I’ve never seen any transformation in my life that didn’t begin with someone getting tired of their own bullshit.” – Liz Gilbert
Once upon a time I gave my heart to a man. And I gave it to a woman, my best friend. And actually I gave my heart to just about anyone who needed it. My whole heart. All the people I loved in my life were people who were struggling–crippling insecurities, legal problems, betrayals, getting in trouble in school and outside of it, hard family lives, alcohol, drugs, anger problems…

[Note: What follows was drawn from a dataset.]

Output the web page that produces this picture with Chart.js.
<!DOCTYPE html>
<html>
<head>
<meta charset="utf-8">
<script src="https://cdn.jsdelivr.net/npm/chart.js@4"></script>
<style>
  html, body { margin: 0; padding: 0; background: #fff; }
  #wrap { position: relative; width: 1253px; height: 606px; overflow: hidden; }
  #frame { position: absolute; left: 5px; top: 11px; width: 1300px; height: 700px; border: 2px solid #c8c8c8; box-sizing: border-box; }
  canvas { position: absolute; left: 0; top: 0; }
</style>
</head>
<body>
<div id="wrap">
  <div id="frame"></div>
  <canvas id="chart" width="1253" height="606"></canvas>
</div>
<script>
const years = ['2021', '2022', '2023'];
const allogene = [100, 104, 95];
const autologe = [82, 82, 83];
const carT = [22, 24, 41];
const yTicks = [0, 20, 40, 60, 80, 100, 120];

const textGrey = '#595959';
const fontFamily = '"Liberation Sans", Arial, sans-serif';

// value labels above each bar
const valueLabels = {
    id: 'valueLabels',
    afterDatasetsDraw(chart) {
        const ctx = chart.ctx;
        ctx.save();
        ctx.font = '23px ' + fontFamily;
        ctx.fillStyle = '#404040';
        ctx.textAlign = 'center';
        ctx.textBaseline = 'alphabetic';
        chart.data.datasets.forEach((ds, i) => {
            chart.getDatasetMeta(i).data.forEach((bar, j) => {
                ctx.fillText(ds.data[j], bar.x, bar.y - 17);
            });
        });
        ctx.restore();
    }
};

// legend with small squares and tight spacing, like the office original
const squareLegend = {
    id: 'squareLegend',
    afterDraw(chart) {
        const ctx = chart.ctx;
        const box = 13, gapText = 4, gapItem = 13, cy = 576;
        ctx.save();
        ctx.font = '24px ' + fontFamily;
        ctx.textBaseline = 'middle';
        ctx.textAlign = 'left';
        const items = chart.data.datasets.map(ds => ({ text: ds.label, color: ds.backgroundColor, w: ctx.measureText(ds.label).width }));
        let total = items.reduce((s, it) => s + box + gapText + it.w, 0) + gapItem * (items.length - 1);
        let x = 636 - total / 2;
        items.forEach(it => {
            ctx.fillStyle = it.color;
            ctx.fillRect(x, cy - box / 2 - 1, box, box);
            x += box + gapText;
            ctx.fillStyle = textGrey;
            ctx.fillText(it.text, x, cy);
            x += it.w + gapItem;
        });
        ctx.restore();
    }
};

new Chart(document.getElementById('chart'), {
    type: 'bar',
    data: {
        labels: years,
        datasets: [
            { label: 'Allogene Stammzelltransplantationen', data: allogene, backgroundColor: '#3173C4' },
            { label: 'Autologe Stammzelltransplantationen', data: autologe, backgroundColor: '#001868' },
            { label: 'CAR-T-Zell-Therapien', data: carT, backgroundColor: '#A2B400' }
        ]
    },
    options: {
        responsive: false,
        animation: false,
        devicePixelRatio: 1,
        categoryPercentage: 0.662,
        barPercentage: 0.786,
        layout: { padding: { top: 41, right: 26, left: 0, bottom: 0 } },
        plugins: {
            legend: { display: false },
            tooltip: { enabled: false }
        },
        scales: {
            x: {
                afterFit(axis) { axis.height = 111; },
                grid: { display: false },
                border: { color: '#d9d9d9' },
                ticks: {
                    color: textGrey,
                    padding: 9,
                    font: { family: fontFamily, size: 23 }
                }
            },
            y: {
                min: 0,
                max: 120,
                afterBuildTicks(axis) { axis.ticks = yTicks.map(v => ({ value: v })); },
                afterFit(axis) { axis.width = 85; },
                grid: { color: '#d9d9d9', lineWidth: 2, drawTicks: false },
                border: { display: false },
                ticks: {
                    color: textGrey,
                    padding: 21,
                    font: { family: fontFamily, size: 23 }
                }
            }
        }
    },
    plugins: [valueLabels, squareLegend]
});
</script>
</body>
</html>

If you are the company you keep, well then I wasn’t a very good one. I gave these people everything I had–full access to my life, unquestioning trust, support in fighting their battles no matter how wrong they were or how many problems I created for myself in the process, a place to stay when things got rough, and above all else, love. An unconditional-I’d-do-anything-for-you-and-never-ask-for-anything-in-return-kind-of-love.

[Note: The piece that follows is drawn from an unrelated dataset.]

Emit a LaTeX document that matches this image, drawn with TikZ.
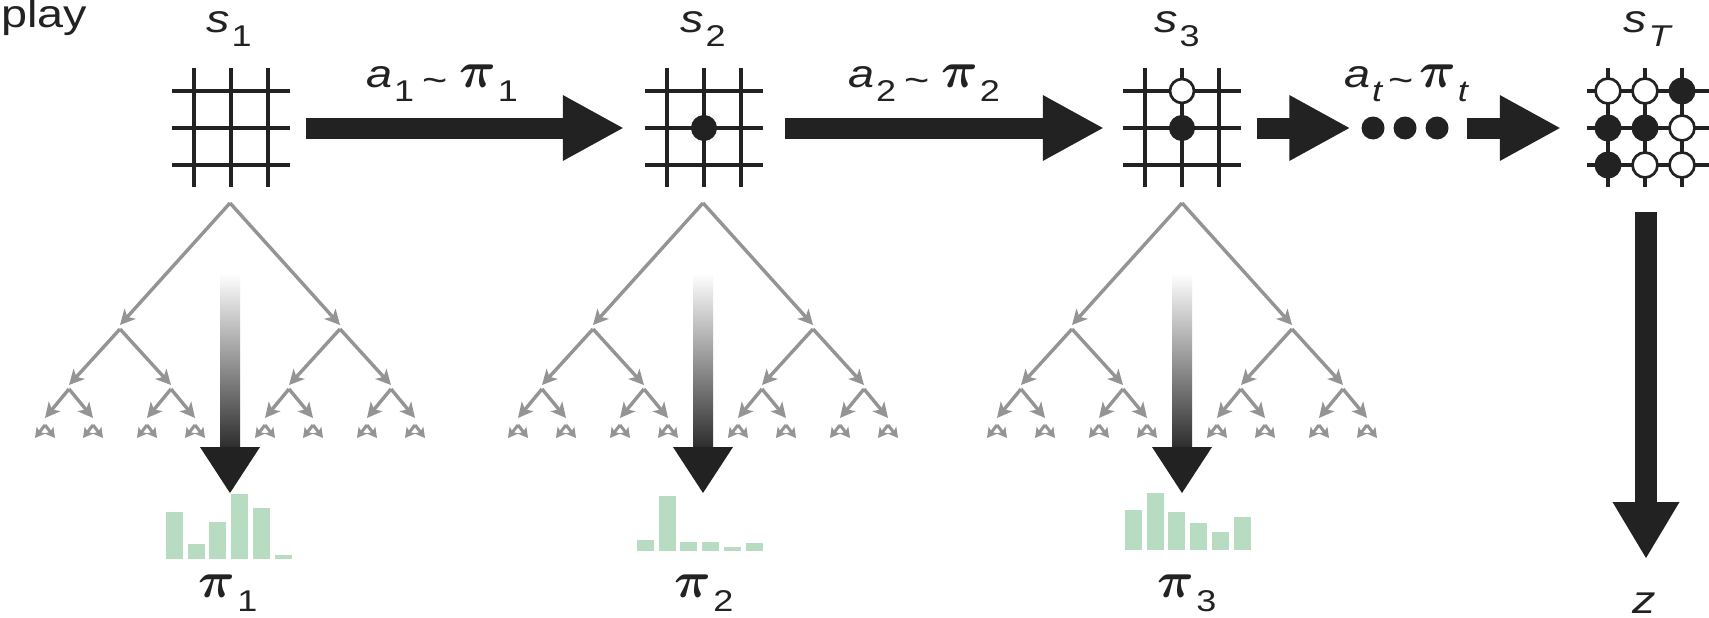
\RequirePackage{fix-cm}
\documentclass[tikz,border=0pt]{standalone}
\usepackage{fontspec}
\usepackage{amsmath}
\usetikzlibrary{arrows.meta,calc}
\newfontfamily\labfont{Liberation Sans}[FakeStretch=1.2]
\definecolor{ink}{HTML}{222222}
\definecolor{treegray}{HTML}{949494}
\definecolor{histgreen}{RGB}{183,220,193}
\newcommand\mainsz{\fontsize{39}{40}\selectfont}
\newcommand\lowsub[1]{\hspace{2pt}\raisebox{-14pt}{\fontsize{30}{30}\selectfont #1}}
\newcommand\bpi{{\fontsize{51}{51}\selectfont$\boldsymbol{\pi}$}}
\newcommand\tsim{\raisebox{-5pt}{\fontsize{36}{36}\selectfont\textasciitilde}}
\newcommand\bigharrow[2]{%
  \draw[line width=21pt, ink] (#1) -- ($(#2)+(-58,0)$);
  \fill[ink] (#2) -- ($(#2)+(-60,33)$) -- ($(#2)+(-60,-33)$) -- cycle;}
\newcommand\gameboard[1]{%
  \foreach \i in {-37,0,37} {
    \draw[gridline] ($(#1)+(\i,-60)$) -- ($(#1)+(\i,59)$);
    \draw[gridline] ($(#1)+(-59,\i)$) -- ($(#1)+(59,\i)$);
  }}
\tikzset{
  gridline/.style={line width=3.5pt, ink},
  blackstone/.style={fill=ink, draw=ink, line width=2pt},
  whitestone/.style={fill=white, draw=ink, line width=2.7pt},
  treearrow/.style={line width=3.4pt, treegray, -{Stealth[length=15pt,width=15pt,inset=4pt]}},
  leafarrow/.style={line width=3pt, treegray, -{Stealth[length=10pt,width=11pt,inset=2.5pt]}},
  bar/.style={fill=histgreen, draw=none},
  lab/.style={inner sep=0pt, font=\labfont\mainsz, text=ink},
  boardbox/.style={minimum size=118pt, inner sep=0pt, draw=none},
}
\begin{document}
\begin{tikzpicture}[x=1pt,y=-1pt]
\fill[white] (0,0) rectangle (1709,618);
\useasboundingbox (0,0) rectangle (1709,618);

% title fragment
\node[lab, anchor=base west] (title) at (1,28) {play};

% boards
\node[boardbox] (s1) at (231,128) {};
\node[boardbox] (s2) at (704,128) {};
\node[boardbox] (s3) at (1182,128) {};
\node[boardbox] (sT) at (1645,128) {};
\gameboard{s1}
\gameboard{s2}
\gameboard{s3}
\foreach \i in {-37,0,37} {
  \draw[gridline] ($(sT)+(\i,-60)$) -- ($(sT)+(\i,59)$);
  \draw[gridline] ($(sT)+(-58,\i)$) -- ($(sT)+(90,\i)$);
}
\draw[blackstone] (s2) circle (12pt);
\draw[whitestone] ($(s3)+(0,-37)$) circle (12pt);
\draw[blackstone] (s3) circle (12pt);
\foreach \dx/\dy/\st in {-37/-37/whitestone, 0/-37/whitestone, 37/-37/blackstone,
                          -37/0/blackstone, 0/0/blackstone, 37/0/whitestone,
                          -37/37/blackstone, 0/37/whitestone, 37/37/whitestone}
  \draw[\st] ($(sT)+(\dx,\dy)$) circle (12.5pt);

% state labels
\node[lab, anchor=base] (ls1) at (229,33) {{\itshape s}\lowsub{1}};
\node[lab, anchor=base] (ls2) at (703,33) {{\itshape s}\lowsub{2}};
\node[lab, anchor=base] (ls3) at (1177,33) {{\itshape s}\lowsub{3}};
\node[lab, anchor=base] (lsT) at (1647,33) {{\itshape s}\lowsub{\itshape T}};

% dots
\node[circle, fill=ink, minimum size=23pt, inner sep=0pt] (d1) at (1373,128) {};
\node[circle, fill=ink, minimum size=23pt, inner sep=0pt] (d2) at (1405,128) {};
\node[circle, fill=ink, minimum size=23pt, inner sep=0pt] (d3) at (1437,128) {};

% horizontal arrows
\bigharrow{$(s1.east)+(16,0)$}{$(s2.west)+(-22,0)$}
\bigharrow{$(s2.east)+(22,0)$}{$(s3.west)+(-20,0)$}
\bigharrow{$(s3.east)+(16,0)$}{$(d1.west)+(-12,0)$}
\bigharrow{$(d3.east)+(18,0)$}{$(sT.west)+(-26,0)$}

% action labels
\node[lab, anchor=base] (la1) at (442,88) {{\itshape a}\lowsub{1}\hspace{8pt}\tsim\hspace{12pt}\bpi\lowsub{1}};
\node[lab, anchor=base] (la2) at (924,88) {{\itshape a}\lowsub{2}\hspace{8pt}\tsim\hspace{12pt}\bpi\lowsub{2}};
\node[lab, anchor=base] (lat) at (1406,88) {{\itshape a}\lowsub{\itshape t}\hspace{6pt}\tsim\hspace{6pt}\bpi\lowsub{\itshape t}};

% search trees
\foreach \t/\rx in {1/230, 2/703, 3/1182} {
  \coordinate (r\t) at (\rx,203);
  \foreach \a/\da in {L/-1,R/1} {
    \coordinate (r\t\a) at ($(r\t)+(\da*110,122)$);
    \draw[treearrow] (r\t) -- (r\t\a);
    \foreach \b/\db in {L/-1,R/1} {
      \coordinate (r\t\a\b) at ($(r\t\a)+(\db*51,60)$);
      \draw[treearrow] ($(r\t\a)+(0,4)$) -- (r\t\a\b);
      \foreach \c/\dc in {L/-1,R/1} {
        \coordinate (r\t\a\b\c) at ($(r\t\a\b)+(\dc*24,33)$);
        \draw[treearrow] ($(r\t\a\b)+(0,4)$) -- (r\t\a\b\c);
        \foreach \d/\dd in {L/-1,R/1} {
          \coordinate (r\t\a\b\c\d) at ($(r\t\a\b\c)+(\dd*10,20)$);
          \draw[leafarrow] ($(r\t\a\b\c)+(0,7)$) -- (r\t\a\b\c\d);
        }
      }
    }
  }
  % gradient arrow
  \shade[top color=white, bottom color=black!82] ($(r\t)+(-10,70)$) rectangle ($(r\t)+(10,244)$);
  \fill[ink] ($(r\t)+(-30,244)$) -- ($(r\t)+(30,244)$) -- ($(r\t)+(0,290)$) -- cycle;
}

% histograms
\foreach \i/\top in {0/512,1/544,2/522,3/494,4/508,5/555}
  \fill[bar] (166+\i*21.7,\top) rectangle (183+\i*21.7,559);
\foreach \i/\top in {0/540,1/496,2/542,3/542,4/547,5/543}
  \fill[bar] (637+\i*21.7,\top) rectangle (654+\i*21.7,551);
\foreach \i/\top in {0/510,1/493,2/512,3/523,4/532,5/517}
  \fill[bar] (1125+\i*21.7,\top) rectangle (1142+\i*21.7,550);

% policy labels
\node[lab, anchor=base] (lp1) at (228,597) {\bpi\lowsub{1}};
\node[lab, anchor=base] (lp2) at (704,597) {\bpi\lowsub{2}};
\node[lab, anchor=base] (lp3) at (1187,597) {\bpi\lowsub{3}};

% outcome arrow
\node[lab, anchor=base] (z) at (1644,613) {\itshape z};
\coordinate (ztip) at (1646,558);
\draw[line width=22pt, ink] ($(sT.south)+(1,25)$) -- ($(ztip)+(0,-54)$);
\fill[ink] (ztip) -- ($(ztip)+(-33.5,-56)$) -- ($(ztip)+(33.5,-56)$) -- cycle;
\end{tikzpicture}
\end{document}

Because being needed felt good. And because somewhere deep down I didn’t feel I was enough unless I was constantly being reminded of how much I mattered by someone else.
Well time and time again, I’d find myself making enemies in the process–their enemies. I’d get in fights on their behalf. I’d disappoint my parents. I’d have my heart broken over and over because of course they never had anything to give me in return. And then one day this man I loved got kicked out of his house so I called my best friend who had notoriously absentee parents (mine weren’t) and asked if he could spend the night in her spare bedroom. She said yes. And that night he cheated on me with her. It’s taken me nine years to write about this and I still carry it with me. That night the two people I had chosen to love most in the world showed me how much I didn’t matter to them. I felt empty. Alone. Dissapointed. Worthless.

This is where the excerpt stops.